The eDiscovery Trinity: Spoliation Sanctions, Keywords and Predictive Coding
Monday, May 20th, 2013
The world of eDiscovery appears to be revolving around a trifecta of issues that are important to both clients and counsel. A discovery-focused conversation with litigants and lawyers in 2013 will almost invariably turn to some combination of this eDiscovery trinity: Spoliation sanctions, keyword searches and predictive coding. This should not come as a surprise since all three of these issues can have a strong impact on the cost, duration and disposition of a lawsuit. Indeed, the near universal desire among parties to minimize discovery costs and thereby further the resolution of cases on the merits has driven the Civil Rules Advisory Committee to explore ways to address the eDiscovery trinity in draft amendments to the Federal Rules.
While the proposed amendments may or may not succeed in reducing discovery expenses, the examples of how the eDiscovery trinity is playing out in litigation are instructive. These cases – bereft of the additional guidance being developed by the Advisory Committee – provide valuable insight on how courts, counsel and clients are handling the convergence of these issues. One such example is a recent decision from the DuPont v. Kolon Industries case.
Spoliation, Keywords and a $4.5 Million Sanction
In DuPont, the court awarded the plaintiff manufacturer $4.5 million in fees and costs that it incurred as part of its effort to address Kolon’s spoliation of ESI. In an attempt to stave off the award, Kolon argued that DuPont’s fees were not justified due to “inefficiencies” associated with DuPont’s review of Kolon’s document productions. In particular, Kolon complained about the extensive list of search terms that DuPont developed to comb through the ESI Kolon produced. According to Kolon, DuPont’s search methodology was “recklessly inefficient”:
DuPont’s forensic experts ran a list of almost 350 “keywords,” which yielded thousands of “false positives” that nevertheless had to be translated, analyzed, and briefed. Of the nearly 18,000 “hits,” only 1,955 (roughly 10 percent) were determined to be even “potentially relevant.” Thus, to state the obvious, 90 percent of the results were wholly irrelevant to the issue, but DuPont still seeks to tax Kolon for having the bulk of those documents translated and analyzed.
Kolon then asserted that the “reckless inefficiency” of the search methodology was “fairly attributable to the fact that DuPont ran insipid keywords like ‘other,’ ‘news,’ and ‘mail.’” Had DuPont been more precise with its keywords searches, argued Kolon, it “would have saved vast amounts of time and money.”
Before addressing the merits of Kolon’s arguments, the court observed how important search terms had become in discovery:
Of course, in the current world of litigation, where so many documents are stored and, hence, produced, electronically, the selection of search terms is an important decision because it, in turn, drives the subsequent document discovery, production and review.
After doing so, the court rejected Kolon’s arguments, finding instead that DuPont’s search methodology was reasonable under the circumstances.

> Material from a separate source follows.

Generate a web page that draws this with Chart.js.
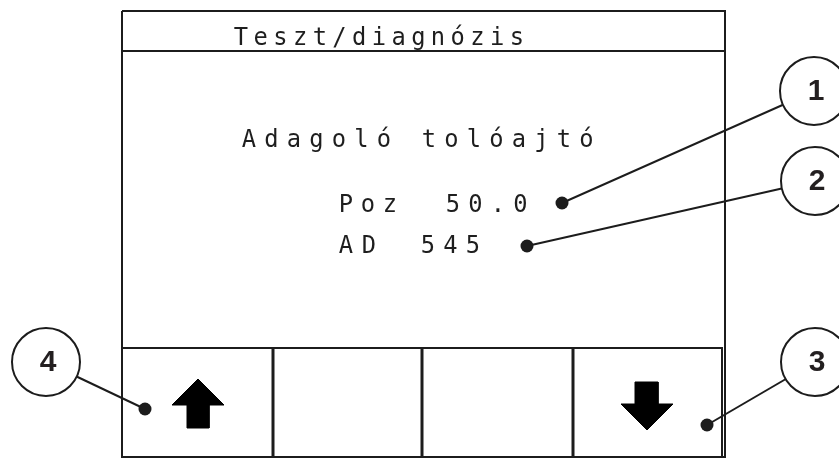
<!DOCTYPE html>
<html>
<head>
<meta charset="utf-8">
<script src="https://cdn.jsdelivr.net/npm/chart.js@4"></script>
<style>
  html, body { margin: 0; padding: 0; background: #fff; }
  #wrap { width: 839px; height: 459px; position: relative; }
</style>
</head>
<body>
<div id="wrap"><canvas id="screen"></canvas></div>
<script>
// --- Diagram data (screen units, 1 unit = 1 px of the 839x459 picture) ---
const screenLabels = ['Teszt/diagnózis', 'Adagoló tolóajtó', 'Poz', '50.0', 'AD', '545'];
const labelFirstX  = [241, 249, 346, 453, 346, 428];   // centre of first character
const labelBaseY   = [45, 147, 212, 212, 253, 253];
const labelStep    = [19.7, 22.5, 22, 22.5, 23, 22.5];

const calloutNumbers = ['1', '2', '3', '4'];
const calloutCenters = [[814, 91], [815, 181], [815, 362], [46, 362]];
const calloutTargets = [[562, 203], [527, 246], [707, 425], [145, 409]];

// screen frame pieces
const frameOutline  = [[122, 11], [725, 11], [725, 457], [122, 457], [122, 11]];
const headerRule    = [[122, 51], [725, 51]];
const buttonRowTop  = [[122, 348], [722, 348], [722, 457]];
const buttonDividers = [273, 422, 573];
const buttonRowSpan = [348, 457];

// arrow icons
const arrowUp   = [[198, 379], [224, 405], [209, 405], [209, 428], [187, 428], [187, 405], [172, 405], [198, 379]];
const arrowDown = [[635, 382], [658, 382], [658, 404], [673, 404], [647, 430], [621, 404], [635, 404], [635, 382]];

const INK = '#1c1c1c';
const pts = arr => arr.map(p => ({ x: p[0], y: p[1] }));

function lineSet(points, width, order) {
    return { data: pts(points), borderColor: INK, borderWidth: width, pointRadius: 0,
             fill: false, tension: 0, order: order, clip: false };
}

const datasets = [];
datasets.push(lineSet(frameOutline, 2, 10));
datasets.push(lineSet(headerRule, 2, 10));
datasets.push(lineSet(buttonRowTop, 2, 10));
buttonDividers.forEach(x => datasets.push(lineSet([[x, buttonRowSpan[0]], [x, buttonRowSpan[1]]], 3, 10)));

[arrowUp, arrowDown].forEach(a => datasets.push({
    data: pts(a), borderColor: '#000', backgroundColor: '#000', borderWidth: 1,
    pointRadius: 0, fill: 'shape', tension: 0, order: 9, clip: false
}));

// leader lines from the marked spot to the numbered circle
calloutTargets.forEach((t, i) => datasets.push(lineSet([t, calloutCenters[i]], 2, 8)));

// dots on the marked spots
datasets.push({ data: pts(calloutTargets), showLine: false, pointRadius: 6.5,
    pointBackgroundColor: INK, pointBorderColor: INK, pointBorderWidth: 0, order: 7, clip: false });

// numbered circles
datasets.push({ data: pts(calloutCenters), showLine: false, pointRadius: 34,
    pointBackgroundColor: '#fff', pointBorderColor: INK, pointBorderWidth: 2, order: 6, clip: false });

const textPlugin = {
    id: 'screenText',
    afterDatasetsDraw(chart) {
        const { ctx, scales: { x, y } } = chart;
        ctx.save();
        ctx.fillStyle = '#1e1e1e';
        ctx.textAlign = 'center';
        ctx.textBaseline = 'alphabetic';
        ctx.font = '25px "DejaVu Sans Mono"';
        screenLabels.forEach((txt, i) => {
            [...txt].forEach((ch, k) => {
                const px = x.getPixelForValue(labelFirstX[i] + k * labelStep[i]);
                const py = y.getPixelForValue(labelBaseY[i]);
                ctx.save();
                ctx.translate(px, py);
                ctx.scale(0.95, 1);
                ctx.fillText(ch, 0, 0);
                ctx.restore();
            });
        });
        ctx.fillStyle = '#231f20';
        ctx.font = 'bold 30px "Liberation Sans"';
        ctx.textBaseline = 'middle';
        calloutNumbers.forEach((n, i) => {
            ctx.fillText(n, x.getPixelForValue(calloutCenters[i][0] + 2), y.getPixelForValue(calloutCenters[i][1] + 1));
        });
        ctx.restore();
    }
};

new Chart(document.getElementById('screen'), {
    type: 'line',
    data: { datasets: datasets },
    options: {
        responsive: true, maintainAspectRatio: false, animation: false,
        layout: { padding: 0, autoPadding: false },
        scales: {
            x: { type: 'linear', min: 0, max: 839, display: false },
            y: { type: 'linear', min: 0, max: 459, reverse: true, display: false }
        },
        plugins: { legend: { display: false }, tooltip: { enabled: false } },
        events: []
    },
    plugins: [textPlugin]
});
</script>
</body>
</html>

The court based its decision on the source of those search terms (derived from Kolon documents suggesting that ESI had been deleted), the “considerable volume” of Kolon’s productions and the nature of DuPont’s search (an investigation for deleted evidence).
The Impact of Predictive Coding on DuPont’s Search Efficiency
While DuPont considered the issues of spoliation and keywords in connection with the imposition of attorney fees and costs, it was silent on the impact that predictive coding might have had on the fee award. Indeed, neither the court’s order, nor the parties’ briefing considered whether the proper application of machine learning technology could have raised the success rate of DuPont’s searches for documents relevant to Kolon’s spoliation above the ten percent (10%) figure cited by Kolon.
On the one hand, many eDiscovery cognoscenti would likely assert that a properly applied predictive coding solution could have produced the same corpus of relevant documents at a fraction of the cost and effort. Others, however, might argue that predictive coding perhaps would not yield the results that DuPont obtained through keyword searches given that DuPont was looking for evidence of deleted ESI. Still others would contend that the issue is moot since DuPont was fully within its right to determine how it should conduct the search of Kolon’s document productions.
Whether predictive coding could have made a difference in DuPont is entirely speculative. Regardless, the debate over keyword searches versus machine learning technology will likely continue unabated. As it stands, the DuPont case, together with the recent decision from Apple v. Samsung, confirm that keywords may be an acceptable method for conducting searches for relevant ESI. The issue, as the DuPont court observed, turns on “the selection of the search terms.”
Nevertheless, the promise of predictive coding cannot be ignored, particularly if the technology that is used could ultimately reduce the costs and duration of discovery. Given that this debate is far from settled, these issues, along with spoliation sanctions, will likely continue to dominate the eDiscovery airwaves for the foreseeable future.